**GIVEN REQUEST**
Among the entries below, find the line with "Generate a web", then quote it and each following line up to and including the line with "const yTitle = 'Tritium activity (U.T.)';", and nothing else.

**THE DATA**
..............................

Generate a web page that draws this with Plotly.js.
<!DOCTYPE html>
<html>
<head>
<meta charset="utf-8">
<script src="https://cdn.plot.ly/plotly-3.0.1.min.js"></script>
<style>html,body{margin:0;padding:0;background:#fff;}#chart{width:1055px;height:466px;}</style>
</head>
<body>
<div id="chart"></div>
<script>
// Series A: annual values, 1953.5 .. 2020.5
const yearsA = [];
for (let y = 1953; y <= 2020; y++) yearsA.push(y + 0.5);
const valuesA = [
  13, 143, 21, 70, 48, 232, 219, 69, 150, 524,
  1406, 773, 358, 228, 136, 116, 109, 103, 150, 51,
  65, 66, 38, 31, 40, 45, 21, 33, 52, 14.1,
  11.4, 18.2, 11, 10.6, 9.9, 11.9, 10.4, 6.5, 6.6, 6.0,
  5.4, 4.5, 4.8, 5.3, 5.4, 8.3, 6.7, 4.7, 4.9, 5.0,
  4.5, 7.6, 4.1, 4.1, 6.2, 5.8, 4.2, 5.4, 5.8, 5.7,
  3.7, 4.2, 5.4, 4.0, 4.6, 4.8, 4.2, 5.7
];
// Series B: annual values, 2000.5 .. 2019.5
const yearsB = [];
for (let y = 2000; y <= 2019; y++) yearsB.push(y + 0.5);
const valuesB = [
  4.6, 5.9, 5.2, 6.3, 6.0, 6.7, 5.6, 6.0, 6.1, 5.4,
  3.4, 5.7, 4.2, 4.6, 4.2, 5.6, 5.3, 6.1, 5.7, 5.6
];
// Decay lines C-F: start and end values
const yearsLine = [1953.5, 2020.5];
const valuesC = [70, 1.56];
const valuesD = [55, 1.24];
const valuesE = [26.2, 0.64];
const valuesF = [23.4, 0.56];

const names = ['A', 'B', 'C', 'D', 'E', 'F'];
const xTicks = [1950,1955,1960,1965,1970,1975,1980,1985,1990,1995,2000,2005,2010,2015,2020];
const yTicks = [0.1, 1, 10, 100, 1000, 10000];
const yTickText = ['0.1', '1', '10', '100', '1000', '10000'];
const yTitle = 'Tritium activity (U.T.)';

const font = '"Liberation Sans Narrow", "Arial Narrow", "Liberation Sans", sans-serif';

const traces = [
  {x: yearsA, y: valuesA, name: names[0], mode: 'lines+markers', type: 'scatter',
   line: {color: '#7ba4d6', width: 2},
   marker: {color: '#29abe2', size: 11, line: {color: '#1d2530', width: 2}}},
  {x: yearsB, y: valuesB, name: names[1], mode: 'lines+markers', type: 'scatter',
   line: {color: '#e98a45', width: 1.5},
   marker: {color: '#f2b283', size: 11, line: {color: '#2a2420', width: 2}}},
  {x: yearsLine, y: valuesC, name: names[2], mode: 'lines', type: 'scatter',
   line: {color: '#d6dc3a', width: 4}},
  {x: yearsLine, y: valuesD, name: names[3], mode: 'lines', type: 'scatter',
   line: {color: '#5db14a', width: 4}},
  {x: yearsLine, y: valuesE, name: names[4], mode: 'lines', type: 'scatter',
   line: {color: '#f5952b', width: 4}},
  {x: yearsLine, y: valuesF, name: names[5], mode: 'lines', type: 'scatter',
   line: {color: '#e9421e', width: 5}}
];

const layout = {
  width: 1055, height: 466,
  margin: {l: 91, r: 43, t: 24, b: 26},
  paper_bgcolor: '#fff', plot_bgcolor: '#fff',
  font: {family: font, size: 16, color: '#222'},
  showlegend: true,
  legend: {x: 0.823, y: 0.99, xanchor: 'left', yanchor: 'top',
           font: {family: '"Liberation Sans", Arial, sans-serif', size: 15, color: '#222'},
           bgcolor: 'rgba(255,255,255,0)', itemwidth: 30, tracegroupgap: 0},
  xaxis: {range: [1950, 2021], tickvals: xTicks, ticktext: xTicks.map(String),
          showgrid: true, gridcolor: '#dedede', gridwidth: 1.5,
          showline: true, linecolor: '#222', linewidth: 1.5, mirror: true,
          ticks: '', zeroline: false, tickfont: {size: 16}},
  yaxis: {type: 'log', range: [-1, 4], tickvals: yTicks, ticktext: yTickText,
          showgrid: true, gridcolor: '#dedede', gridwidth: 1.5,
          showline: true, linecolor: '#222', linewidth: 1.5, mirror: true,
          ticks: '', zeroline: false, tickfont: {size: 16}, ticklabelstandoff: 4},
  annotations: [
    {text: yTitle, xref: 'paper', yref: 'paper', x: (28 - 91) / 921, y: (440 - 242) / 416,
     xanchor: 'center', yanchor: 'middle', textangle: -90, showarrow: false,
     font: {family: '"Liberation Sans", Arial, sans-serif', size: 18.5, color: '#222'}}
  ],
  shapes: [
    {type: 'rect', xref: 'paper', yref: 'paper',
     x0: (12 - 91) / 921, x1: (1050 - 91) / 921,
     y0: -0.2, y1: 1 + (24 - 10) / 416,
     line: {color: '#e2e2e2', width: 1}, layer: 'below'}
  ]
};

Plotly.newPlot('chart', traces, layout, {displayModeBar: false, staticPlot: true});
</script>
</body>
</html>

..............................

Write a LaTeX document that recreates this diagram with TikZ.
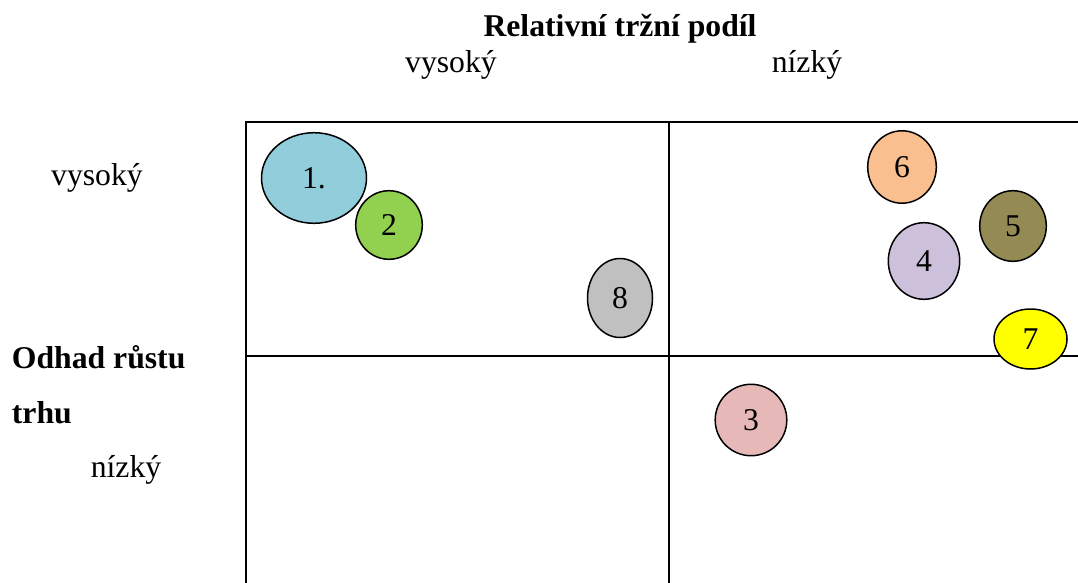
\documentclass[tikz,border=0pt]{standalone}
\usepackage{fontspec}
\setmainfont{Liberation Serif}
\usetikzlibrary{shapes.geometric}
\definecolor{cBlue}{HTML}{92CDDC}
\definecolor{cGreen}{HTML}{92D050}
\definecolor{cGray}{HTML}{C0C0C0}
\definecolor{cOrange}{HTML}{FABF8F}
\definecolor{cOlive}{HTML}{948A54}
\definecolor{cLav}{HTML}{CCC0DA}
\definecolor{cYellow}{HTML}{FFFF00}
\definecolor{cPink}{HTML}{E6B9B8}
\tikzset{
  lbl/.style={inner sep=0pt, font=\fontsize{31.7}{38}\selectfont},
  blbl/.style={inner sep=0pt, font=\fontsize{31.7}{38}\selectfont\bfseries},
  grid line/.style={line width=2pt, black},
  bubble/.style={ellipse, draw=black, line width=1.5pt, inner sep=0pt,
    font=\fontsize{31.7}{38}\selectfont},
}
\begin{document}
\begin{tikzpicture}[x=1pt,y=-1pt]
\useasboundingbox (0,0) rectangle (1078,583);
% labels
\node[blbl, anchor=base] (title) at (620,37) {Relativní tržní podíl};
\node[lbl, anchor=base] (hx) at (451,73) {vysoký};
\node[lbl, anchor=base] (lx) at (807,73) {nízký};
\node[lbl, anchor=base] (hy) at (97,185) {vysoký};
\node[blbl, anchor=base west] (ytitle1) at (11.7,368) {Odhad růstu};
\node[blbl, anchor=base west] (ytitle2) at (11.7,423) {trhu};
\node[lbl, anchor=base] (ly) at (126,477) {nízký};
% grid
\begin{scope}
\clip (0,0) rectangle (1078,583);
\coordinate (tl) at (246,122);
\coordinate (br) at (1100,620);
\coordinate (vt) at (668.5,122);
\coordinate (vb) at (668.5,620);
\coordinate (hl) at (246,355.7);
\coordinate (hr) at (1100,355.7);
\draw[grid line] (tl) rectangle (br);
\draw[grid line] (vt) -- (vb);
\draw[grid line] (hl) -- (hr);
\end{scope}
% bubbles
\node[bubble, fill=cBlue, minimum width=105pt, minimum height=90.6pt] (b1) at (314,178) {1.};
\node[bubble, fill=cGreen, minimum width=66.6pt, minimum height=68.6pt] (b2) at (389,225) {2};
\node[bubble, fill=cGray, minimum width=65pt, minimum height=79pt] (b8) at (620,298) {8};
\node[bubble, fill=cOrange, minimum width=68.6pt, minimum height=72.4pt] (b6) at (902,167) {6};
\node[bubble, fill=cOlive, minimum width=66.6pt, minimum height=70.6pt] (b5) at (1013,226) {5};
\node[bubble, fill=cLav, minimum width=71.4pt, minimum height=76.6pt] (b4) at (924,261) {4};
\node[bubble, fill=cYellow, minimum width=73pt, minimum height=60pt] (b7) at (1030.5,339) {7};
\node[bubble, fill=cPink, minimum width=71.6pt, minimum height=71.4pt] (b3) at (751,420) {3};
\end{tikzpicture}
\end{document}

..............................

**RESULT OF THIS EXERCISE**
Generate a web page that draws this with Plotly.js.
<!DOCTYPE html>
<html>
<head>
<meta charset="utf-8">
<script src="https://cdn.plot.ly/plotly-3.0.1.min.js"></script>
<style>html,body{margin:0;padding:0;background:#fff;}#chart{width:1055px;height:466px;}</style>
</head>
<body>
<div id="chart"></div>
<script>
// Series A: annual values, 1953.5 .. 2020.5
const yearsA = [];
for (let y = 1953; y <= 2020; y++) yearsA.push(y + 0.5);
const valuesA = [
  13, 143, 21, 70, 48, 232, 219, 69, 150, 524,
  1406, 773, 358, 228, 136, 116, 109, 103, 150, 51,
  65, 66, 38, 31, 40, 45, 21, 33, 52, 14.1,
  11.4, 18.2, 11, 10.6, 9.9, 11.9, 10.4, 6.5, 6.6, 6.0,
  5.4, 4.5, 4.8, 5.3, 5.4, 8.3, 6.7, 4.7, 4.9, 5.0,
  4.5, 7.6, 4.1, 4.1, 6.2, 5.8, 4.2, 5.4, 5.8, 5.7,
  3.7, 4.2, 5.4, 4.0, 4.6, 4.8, 4.2, 5.7
];
// Series B: annual values, 2000.5 .. 2019.5
const yearsB = [];
for (let y = 2000; y <= 2019; y++) yearsB.push(y + 0.5);
const valuesB = [
  4.6, 5.9, 5.2, 6.3, 6.0, 6.7, 5.6, 6.0, 6.1, 5.4,
  3.4, 5.7, 4.2, 4.6, 4.2, 5.6, 5.3, 6.1, 5.7, 5.6
];
// Decay lines C-F: start and end values
const yearsLine = [1953.5, 2020.5];
const valuesC = [70, 1.56];
const valuesD = [55, 1.24];
const valuesE = [26.2, 0.64];
const valuesF = [23.4, 0.56];

const names = ['A', 'B', 'C', 'D', 'E', 'F'];
const xTicks = [1950,1955,1960,1965,1970,1975,1980,1985,1990,1995,2000,2005,2010,2015,2020];
const yTicks = [0.1, 1, 10, 100, 1000, 10000];
const yTickText = ['0.1', '1', '10', '100', '1000', '10000'];
const yTitle = 'Tritium activity (U.T.)';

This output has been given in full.